Picture 5: factor „human": Every employee (1 to 15) works, according his own „philosophy". A mixing ratio of 1:1.05 was prescribed (40% concentrate to 60% water). Only a few employees obeyed the prescription. (1, 6 and 15)

Management of the Coating Preparation Thus, the following conditions must be met to prepare a reproducible and sprayable coating:

  • The contact with air must be minimized,
  • the coating must not be stirred permanently,
  • the available coating quantity should only be as can be sprayed in the short term and
  • the ratio of concentrate and water should be constant depending on the casting part and should not be influenced by the employee.

These conditions can only be realized by an automation of the coating preparation.

SCHÄFER Chemische Fabrik GmbH in Hennef developed a compact device (CILLOLIN®-Automat), which meet the above mentioned requirements. Thus, it helps to meet the high quality requirements in foundries, according to the ISO standard (pictures 6 and 7).


Picture 6:
Device for the optimal coating preparation:
- coating preparation on demand
- preadjusted mixing ration
- minimal contact with air
- no destruction of the ingredients by permanent stirring

This device regulated the necessary adjustments by a programmable logic controller. A prearranged quantity of concentrate is pumped from the concentrate bucket into a mixing container. The corresponding water quantity is also pumped into the mixing container and after that the mixture is stirred homogenously. The flashing start button indicated that the coating is ready-made and the removal door is unblocked now. Thus, the foundry man receives a freshly prepared coating, which consists of a constant ratio of concentrate and water. He can only adjust the removal quantity and a prearranged mixing ratio by the panel. The working place remains clean as only a bucket of concentrate, as it was delivered by the producer, is put into the device.


Picture 7: View through the side window of the automate: The coating bucket with the concentrate (left side) can be easily replaced by tipping back the stirring motor when pulling the drawer. You can see pumps and the stirrer for the automatic mixing of the coating.

This device should disburden the employee of all usual work steps, which are necessary for the coating preparation. The automate meets these requirements completely. A stirrer in the concentrate prevents the sedimentation of concentrate in the bucket by infrequent mixing. The used pumps condition themselves automatically so that a constant removal quantity of concentrate and water is always available. Thus, the device is maintenance-free and the coating can also directly be removed after longer breaks, e. g. at the turn of the year.

As a consequence of this, a control of the prepared coating is unnecessary. Coating mixtures are usually verified by means of a viscosity measurement as mistakes are made when mixing by hand. There is no need for it when such a device is used as the process cannot be changed after the unique presetting. Only a superior can change the adjustments, e. g. the mixing ratio, by a special key.

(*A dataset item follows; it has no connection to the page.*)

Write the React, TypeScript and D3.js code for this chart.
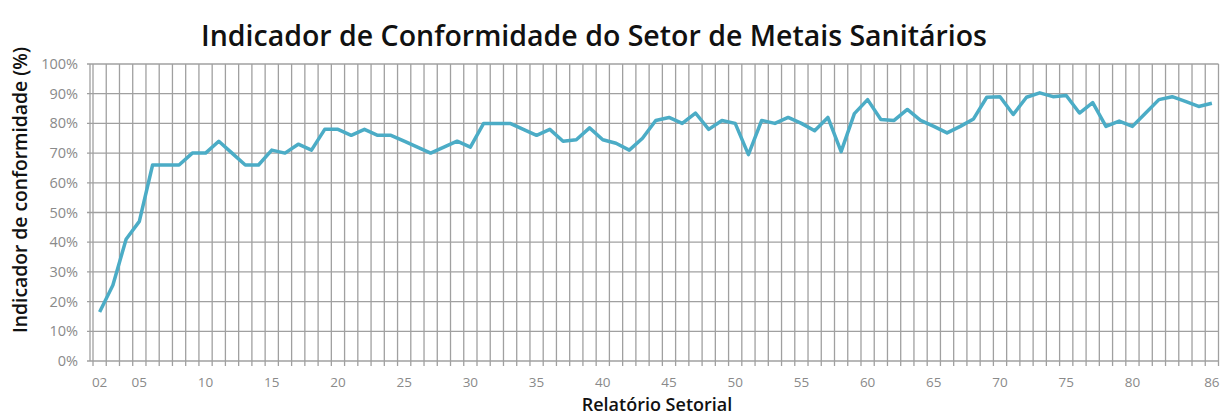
import React from 'react';
import * as d3 from 'd3';

// Relatório setorial (02 .. 86)
const reports = [
  2, 3, 4, 5, 6, 7, 8, 9, 10, 11, 12, 13, 14, 15, 16, 17, 18, 19, 20, 21,
  22, 23, 24, 25, 26, 27, 28, 29, 30, 31, 32, 33, 34, 35, 36, 37, 38, 39, 40, 41,
  42, 43, 44, 45, 46, 47, 48, 49, 50, 51, 52, 53, 54, 55, 56, 57, 58, 59, 60, 61,
  62, 63, 64, 65, 66, 67, 68, 69, 70, 71, 72, 73, 74, 75, 76, 77, 78, 79, 80, 81,
  82, 83, 84, 85, 86,
];

// indicador de conformidade (%)
const conformity = [
  16.5, 25.5, 41, 47, 66, 66, 66, 70, 70, 74, 70, 66, 66, 71, 70, 73, 71, 78, 78, 76,
  78, 76, 76, 74, 72, 70, 72, 74, 72, 80, 80, 80, 78, 76, 78, 74, 74.5, 78.5, 74.5, 73.3,
  71, 75, 81, 82, 80, 83.5, 78, 81, 80, 69.5, 81, 80, 82, 80, 77.5, 82, 70.5, 83.3, 88, 81.3,
  81, 84.7, 81, 79, 76.8, 79, 81.5, 88.8, 89, 83, 88.8, 90.3, 89, 89.4, 83.5, 87, 79, 80.8, 79, 83.5,
  88, 89, 87.4, 85.7, 86.8,
];

const xTickLabels = ['02', '05', '10', '15', '20', '25', '30', '35', '40', '45', '50', '55', '60', '65', '70', '75', '80', '86'];
const yTicks = [0, 10, 20, 30, 40, 50, 60, 70, 80, 90, 100];

const width = 1223;
const height = 417;
const left = 93;
const right = 1218.5;
const top = 64;
const bottom = 361;

export default function App() {
  const x = d3.scaleBand<number>().domain(reports).range([left, right]).padding(0);
  const y = d3.scaleLinear().domain([0, 100]).range([bottom, top]);
  const cx = (r: number) => (x(r) ?? 0) + x.bandwidth() / 2;

  const line = d3
    .line<number>()
    .x((_, i) => cx(reports[i]))
    .y((d) => y(d));

  // category boundaries for vertical grid
  const bounds = reports.map((r) => x(r) ?? 0).concat([right]);
  const grid = '#a0a0a0';
  const font = "'Open Sans', sans-serif";

  return (
    <svg
      width={width}
      height={height}
      style={{ position: 'absolute', left: 0, top: 0, background: '#fff' }}
      fontFamily={font}
    >
      <text x={594} y={46} textAnchor="middle" fontSize={28.5} fontWeight={600} fill="#111">
        Indicador de Conformidade do Setor de Metais Sanitários
      </text>

      {/* horizontal grid */}
      {yTicks.map((t) => (
        <line key={'h' + t} x1={87} x2={right} y1={y(t)} y2={y(t)} stroke={grid} strokeWidth={1.3} />
      ))}
      {/* vertical grid */}
      {bounds.map((b, i) => (
        <line key={'v' + i} x1={b} x2={b} y1={top} y2={bottom + 5} stroke={grid} strokeWidth={1.3} />
      ))}
      <line x1={90} x2={90} y1={top} y2={bottom} stroke={grid} strokeWidth={1.3} />

      {yTicks.map((t) => (
        <text key={'yl' + t} x={78} y={y(t)} dy="0.35em" textAnchor="end" fontSize={14.5} fill="#8a8a8a">
          {t + '%'}
        </text>
      ))}
      {xTickLabels.map((l) => (
        <text key={'xl' + l} x={cx(+l)} y={387} textAnchor="middle" fontSize={13.5} fill="#8a8a8a">
          {l}
        </text>
      ))}

      <path d={line(conformity) ?? ''} fill="none" stroke="#4bacc6" strokeWidth={3.5} strokeLinejoin="round" />

      <text
        transform={`translate(27,${(47 + 333) / 2}) rotate(-90)`}
        textAnchor="middle"
        fontSize={19.3}
        fontWeight={600}
        fill="#111"
      >
        Indicador de conformidade (%)
      </text>
      <text x={657} y={411} textAnchor="middle" fontSize={18} fontWeight={600} fill="#111">
        Relatório Setorial
      </text>
    </svg>
  );
}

Working with the automate has consequences for the foundry plant and the casting result. It facilitates the work of the foundry men significantly, the working place of the coating removal is clean and every foundry men use the same ratio of coating and water. On top of that the scrap rate is reduced.

Conclusion

The right handling with gravity die coatings is an important step in the foundry to receive reproducible casting results and thus to reduce the scrap rate. Usual preparatory operations for the production of sprayable coating burden the foundry man and harm the prepared coating. The permanent stirring to maintain the homogenization of the coating destroys the coating’s ingredients and let the binder, regularly water-glass, react with the carbon dioxide of the air. As a consequence of this the coating loses its properties. The above introduced device premits these mistakes and prevents human error by different water-concentrate-mixtures. The scrap rate of the casting parts could be reduced by the use of this automate in a large concern.